Juventude eliminated São Paulo from the Copa do Brasil on Wednesday with a stoppage-time goal at Estádio Alfredo Jaconi in Caxias do Sul, turning a tie that had begun with a 1-0 São Paulo win at Morumbis into a painful exit for the visitors. The match, played at 19h, decided a place in the round of 16 and ended the way Juventude needed most, after the first leg had left them chasing the result.
São Paulo arrived with the advantage from the opening match and could have advanced with a draw. Juventude, by contrast, needed to win by two goals in normal time or by one goal to force a penalty shootout. The late finish erased that cushion and sent Juventude on while leaving São Paulo to explain how a tie it had led for most of the week slipped away at the last moment.

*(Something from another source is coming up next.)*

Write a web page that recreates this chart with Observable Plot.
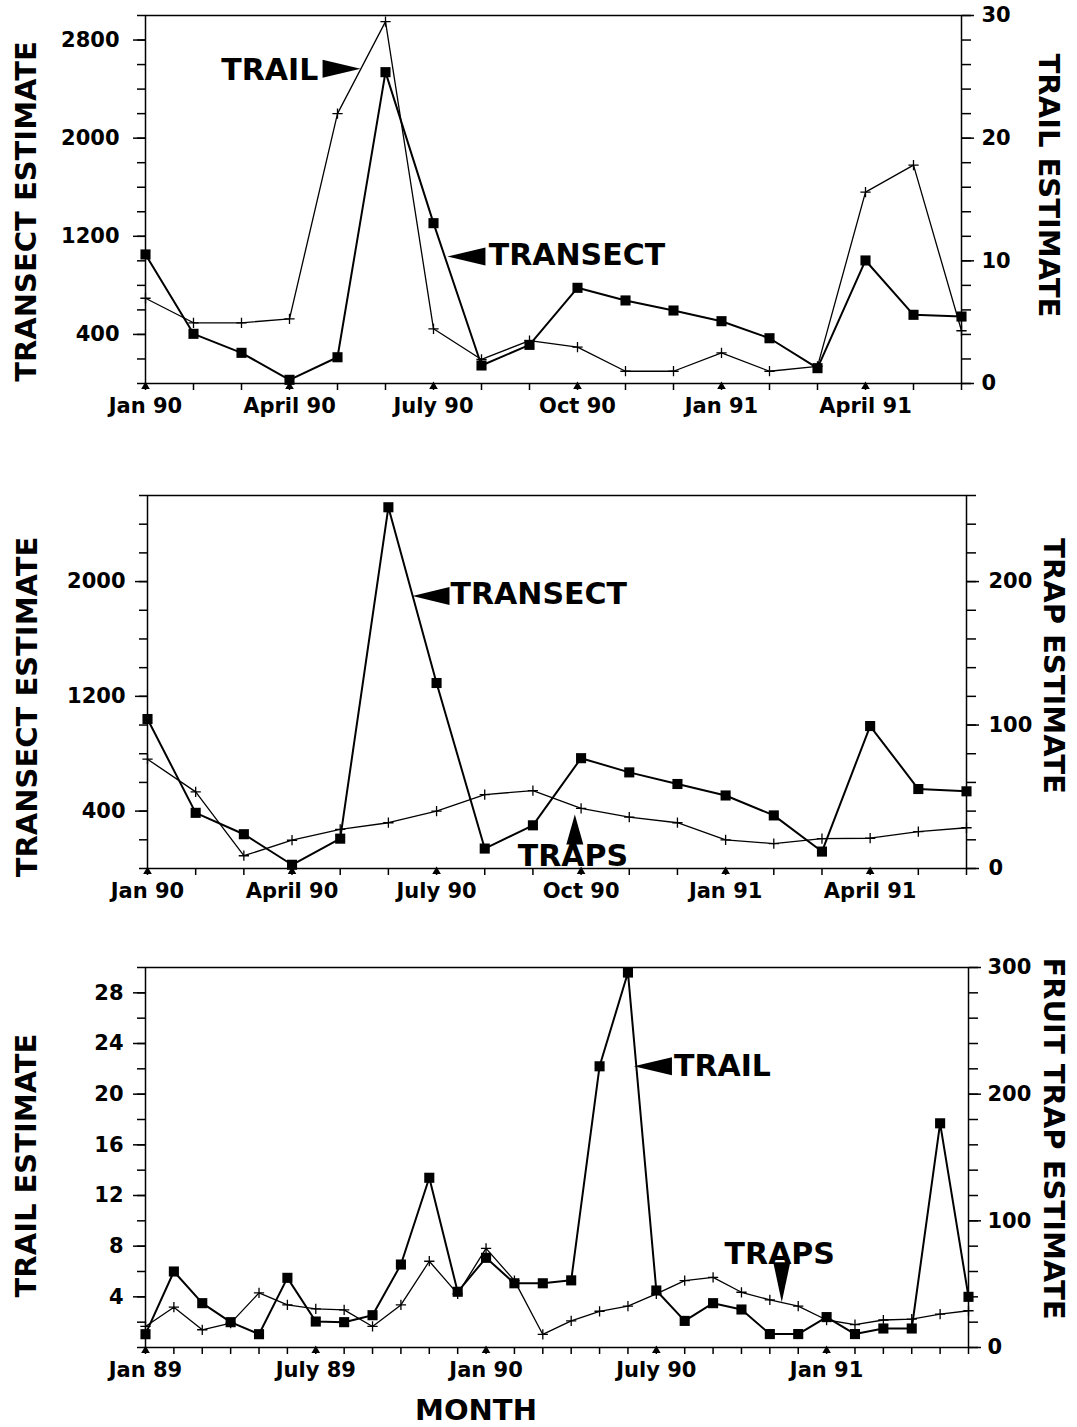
<!DOCTYPE html>
<html>
<head>
<meta charset="utf-8">
<script src="https://cdn.jsdelivr.net/npm/d3@7"></script>
<script src="https://cdn.jsdelivr.net/npm/@observablehq/plot@0.6"></script>
<style>
  body { margin: 0; background: white; }
  #root { position: relative; width: 1077px; height: 1427px; background: white; }
  .panel { position: absolute; left: 0; }
</style>
</head>
<body>
<div id="root"></div>
<script>
// ---------------- DATA ----------------
// Panels 1 and 2: Jan 90 .. June 91
const months1 = ["Jan 90","Feb 90","Mar 90","Apr 90","May 90","Jun 90","Jul 90","Aug 90","Sep 90","Oct 90","Nov 90","Dec 90","Jan 91","Feb 91","Mar 91","Apr 91","May 91","Jun 91"];
const xTickLabels1 = ["Jan 90","","","April 90","","","July 90","","","Oct 90","","","Jan 91","","","April 91","",""];

// Panel 1: transect (left axis) and trail (right axis)
const transect1 = [1052, 405, 250, 30, 214, 2538, 1307, 147, 315, 780, 677, 595, 508, 369, 125, 1003, 560, 546];
const trail1    = [6.95, 4.95, 4.95, 5.27, 22.0, 29.5, 4.46, 1.96, 3.5, 2.96, 1.0, 1.0, 2.5, 1.0, 1.4, 15.6, 17.8, 4.3];

// Panel 2: transect (left axis) and traps (right axis)
const transect2 = [1042, 388, 239, 26, 208, 2518, 1293, 139, 301, 769, 670, 589, 509, 370, 118, 993, 554, 538];
const traps2    = [76.2, 53.4, 8.9, 19.7, 27.3, 31.9, 40, 51.5, 54.3, 41.9, 35.8, 31.9, 19.9, 17.4, 20.8, 21.1, 25.7, 28.4];

// Panel 3: Jan 89 .. June 91, trail (left axis) and fruit traps (right axis)
const months3 = ["Jan 89","Feb 89","Mar 89","Apr 89","May 89","Jun 89","Jul 89","Aug 89","Sep 89","Oct 89","Nov 89","Dec 89",
                 "Jan 90","Feb 90","Mar 90","Apr 90","May 90","Jun 90","Jul 90","Aug 90","Sep 90","Oct 90","Nov 90","Dec 90",
                 "Jan 91","Feb 91","Mar 91","Apr 91","May 91","Jun 91"];
const xTickLabels3 = ["Jan 89","","","","","","July 89","","","","","","Jan 90","","","","","","July 90","","","","","","Jan 91","","","","",""];
const trail3 = [1.05, 6.0, 3.5, 2.0, 1.05, 5.5, 2.05, 2.0, 2.55, 6.55, 13.4, 4.4, 7.08, 5.07, 5.07, 5.3, 22.2, 29.6, 4.5, 2.1, 3.5, 3.0, 1.06, 1.06, 2.4, 1.06, 1.5, 1.5, 17.7, 4.0];
const traps3 = [16.6, 31.8, 14, 19.2, 43.1, 33.6, 30.5, 29.7, 16.6, 33.6, 68.1, 42.3, 78.3, 52.8, 10.3, 21, 28.6, 32.6, 42.3, 52.8, 55.4, 43.6, 37.6, 32.6, 21.7, 18, 21.7, 22.4, 26.3, 29];

// Axis tick values
const leftTicks1 = [400, 1200, 2000, 2800];
const rightTicks1 = [0, 10, 20, 30];
const leftTicks2 = [400, 1200, 2000];
const rightTicks2 = [0, 100, 200];
const leftTicks3 = [4, 8, 12, 16, 20, 24, 28];
const rightTicks3 = [0, 100, 200, 300];

// ---------------- DRAWING ----------------
const FONT = "DejaVu Sans";

// elongated arrow-head symbol; tip at the anchor point
function arrowSymbol(dir, wRatio) {
  return {
    draw(ctx, size) {
      const r = Math.sqrt(size / Math.PI), L = 4 * r, w = wRatio * r;
      const pts = {
        up: [[0, 0], [w, L], [-w, L]],
        down: [[0, 0], [w, -L], [-w, -L]],
        left: [[0, 0], [L, w], [L, -w]],
        right: [[0, 0], [-L, w], [-L, -w]]
      }[dir];
      ctx.moveTo(pts[0][0], pts[0][1]);
      ctx.lineTo(pts[1][0], pts[1][1]);
      ctx.lineTo(pts[2][0], pts[2][1]);
      ctx.closePath();
    }
  };
}

function panel(cfg) {
  const n = cfg.n;
  const idx = d3.range(n);
  const marks = [];
  // minor ticks
  marks.push(Plot.axisY(cfg.leftMinor, {anchor: "left", tickSize: 8, strokeWidth: 1.5, tickFormat: () => "", label: null}));
  marks.push(Plot.axisY(cfg.rightMinor, {anchor: "right", tickSize: 9, strokeWidth: 1.5, tickFormat: () => "", label: null}));
  // major ticks
  marks.push(Plot.axisY(cfg.leftTicks, {anchor: "left", tickSize: 12, tickPadding: cfg.leftPad, strokeWidth: 1.5,
    tickFormat: d => String(d), label: null, fontSize: 21, fontWeight: "bold", fontFamily: FONT}));
  marks.push(Plot.axisY(cfg.rightTicksPos, {anchor: "right", tickSize: 12, tickPadding: cfg.rightPad, strokeWidth: 1.5,
    tickFormat: cfg.rightFormat, label: null, fontSize: 21, fontWeight: "bold", fontFamily: FONT}));
  marks.push(Plot.axisX(idx, {anchor: "bottom", tickSize: 7, tickPadding: 8, strokeWidth: 1.5,
    tickFormat: i => cfg.xLabels[i], label: null, fontSize: 21, fontWeight: "bold", fontFamily: FONT}));
  // triangles at labelled months
  marks.push(Plot.dot(idx.filter(i => cfg.xLabels[i] !== ""), {x: d => d, y: cfg.yDomain[0], symbol: "triangle", r: 3.2, fill: "black", stroke: "none", dy: 3}));
  marks.push(Plot.frame({stroke: "black", strokeWidth: 1.5}));
  // series
  for (const s of cfg.series) {
    const rows = idx.map(i => ({i, v: s.values[i] * s.k}));
    marks.push(Plot.line(rows, {x: "i", y: "v", stroke: "black", strokeWidth: s.sw}));
    if (s.symbol === "square") {
      marks.push(Plot.dot(rows, {x: "i", y: "v", symbol: "square", r: 5.7, fill: "black", stroke: "none"}));
    } else {
      marks.push(Plot.dot(rows, {x: "i", y: "v", symbol: "plus", r: 3.4, fill: "none", stroke: "black", strokeWidth: 1.3}));
    }
  }
  // annotations
  for (const a of cfg.arrows) {
    const r = a.len / 4;
    marks.push(Plot.dot([a], {x: "x", y: "y", r, symbol: arrowSymbol(a.dir, (a.wid / 2) / r), fill: "black", stroke: "none"}));
  }
  for (const t of cfg.notes) {
    marks.push(Plot.text([t], {x: "x", y: "y", text: "label", textAnchor: t.anchor, lineAnchor: "middle",
      fontSize: 30, fontWeight: "bold", fontFamily: FONT, fill: "black"}));
  }
  // axis titles
  for (const t of cfg.titles) {
    marks.push(Plot.text([t.text], {text: d => d, frameAnchor: t.frame, rotate: t.rotate, dx: t.dx, dy: t.dy,
      textAnchor: "middle", lineAnchor: "middle",
      fontSize: 29, fontWeight: "bold", fontFamily: FONT, fill: "black"}));
  }
  const chart = Plot.plot({
    width: 1077,
    height: cfg.height,
    marginTop: cfg.mt, marginBottom: cfg.mb, marginLeft: cfg.ml, marginRight: cfg.mr,
    x: {type: "linear", domain: [0, n - 1]},
    y: {type: "linear", domain: cfg.yDomain},
    style: {fontFamily: FONT, fontWeight: "bold", fontSize: "21px", color: "black", background: "white", overflow: "visible"},
    marks
  });
  const wrap = document.createElement("div");
  wrap.className = "panel";
  wrap.style.top = cfg.top + "px";
  wrap.appendChild(chart);
  document.getElementById("root").appendChild(wrap);
}

// Panel 1
panel({
  n: months1.length, top: 0, height: 440, mt: 15, mb: 57, ml: 145, mr: 116,
  yDomain: [0, 3000], xLabels: xTickLabels1,
  leftTicks: leftTicks1, leftMinor: d3.range(0, 3001, 200), leftPad: 14,
  rightTicksPos: rightTicks1.map(d => d * 100), rightFormat: d => String(d / 100), rightMinor: d3.range(0, 3001, 200), rightPad: 8,
  series: [
    {values: transect1, k: 1, symbol: "square", sw: 2},
    {values: trail1, k: 100, symbol: "plus", sw: 1.3}
  ],
  arrows: [
    {x: 4.48, y: 2565, dir: "right", len: 38, wid: 18},
    {x: 6.29, y: 1035, dir: "left", len: 38, wid: 18}
  ],
  notes: [
    {x: 3.60, y: 2556, label: "TRAIL", anchor: "end"},
    {x: 7.15, y: 1043, label: "TRANSECT", anchor: "start"}
  ],
  titles: [
    {text: "TRANSECT ESTIMATE", frame: "left", rotate: -90, dx: -119, dy: 12},
    {text: "TRAIL ESTIMATE", frame: "right", rotate: 90, dx: 87, dy: -14}
  ]
});

// Panel 2
panel({
  n: months1.length, top: 440, height: 470, mt: 55, mb: 42, ml: 147, mr: 111,
  yDomain: [0, 2600], xLabels: xTickLabels1,
  leftTicks: leftTicks2, leftMinor: d3.range(0, 2601, 200), leftPad: 10,
  rightTicksPos: rightTicks2.map(d => d * 10), rightFormat: d => String(d / 10), rightMinor: d3.range(0, 2601, 200), rightPad: 10,
  series: [
    {values: transect2, k: 1, symbol: "square", sw: 2},
    {values: traps2, k: 10, symbol: "plus", sw: 1.3}
  ],
  arrows: [
    {x: 5.50, y: 1900, dir: "left", len: 37, wid: 18},
    {x: 8.87, y: 377, dir: "up", len: 30, wid: 17}
  ],
  notes: [
    {x: 6.29, y: 1909, label: "TRANSECT", anchor: "start"},
    {x: 8.83, y: 82, label: "TRAPS", anchor: "middle"}
  ],
  titles: [
    {text: "TRANSECT ESTIMATE", frame: "left", rotate: -90, dx: -120, dy: 25},
    {text: "TRAP ESTIMATE", frame: "right", rotate: 90, dx: 87, dy: -16}
  ]
});

// Panel 3
panel({
  n: months3.length, top: 910, height: 517, mt: 57, mb: 80, ml: 145, mr: 109,
  yDomain: [0, 30], xLabels: xTickLabels3,
  leftTicks: leftTicks3, leftMinor: d3.range(0, 31, 2), leftPad: 10,
  rightTicksPos: rightTicks3.map(d => d / 10), rightFormat: d => String(Math.round(d * 10)), rightMinor: d3.range(0, 31, 2), rightPad: 7,
  series: [
    {values: trail3, k: 1, symbol: "square", sw: 2},
    {values: traps3, k: 0.1, symbol: "plus", sw: 1.3}
  ],
  arrows: [
    {x: 17.21, y: 22.2, dir: "left", len: 38, wid: 18},
    {x: 22.42, y: 3.57, dir: "down", len: 40, wid: 17}
  ],
  notes: [
    {x: 18.62, y: 22.2, label: "TRAIL", anchor: "start"},
    {x: 22.35, y: 7.34, label: "TRAPS", anchor: "middle"}
  ],
  titles: [
    {text: "TRAIL ESTIMATE", frame: "left", rotate: -90, dx: -119, dy: 8},
    {text: "FRUIT TRAP ESTIMATE", frame: "right", rotate: 90, dx: 85, dy: -19},
    {text: "MONTH", frame: "bottom", rotate: 0, dx: -81, dy: 63}
  ]
});
</script>
</body>
</html>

The result mattered beyond the bracket. Juventude had entered the night with a five-game unbeaten run in Série B, but Maurício Barbieri was still short of a full starting full-back pairing. Diogo Barbosa was suspended after a red card, Raí Ramos was out with injury, and Mandaca was recovering from ankle discomfort and could only be considered a surprise inclusion among the squad. On the other side, São Paulo also had defensive problems, with Alan Franco and Rafael Tolói unavailable through injury, while Lucas Ramon was out and expected to be replaced by Cédric.
That made the tactical balance fragile from the start, and the pressure only rose as the game moved deeper into the second half. Roger Machado planned to keep Cauly in the team in place of Ferreirinha, trying to preserve continuity in a match that São Paulo could not afford to chase recklessly. But the visitors were already carrying a four-game winless streak in the season, and the stoppage-time elimination will only harden the scrutiny around Machado and his team’s form.
Rodrigo Jose Pereira de Lima of Pernambuco was the referee for a match shown live by sportv and Premiere. For Juventude, the late goal was the moment that changed the contest and the round. For São Paulo, it was the kind of ending that makes a narrow first-leg win feel like a missed opportunity.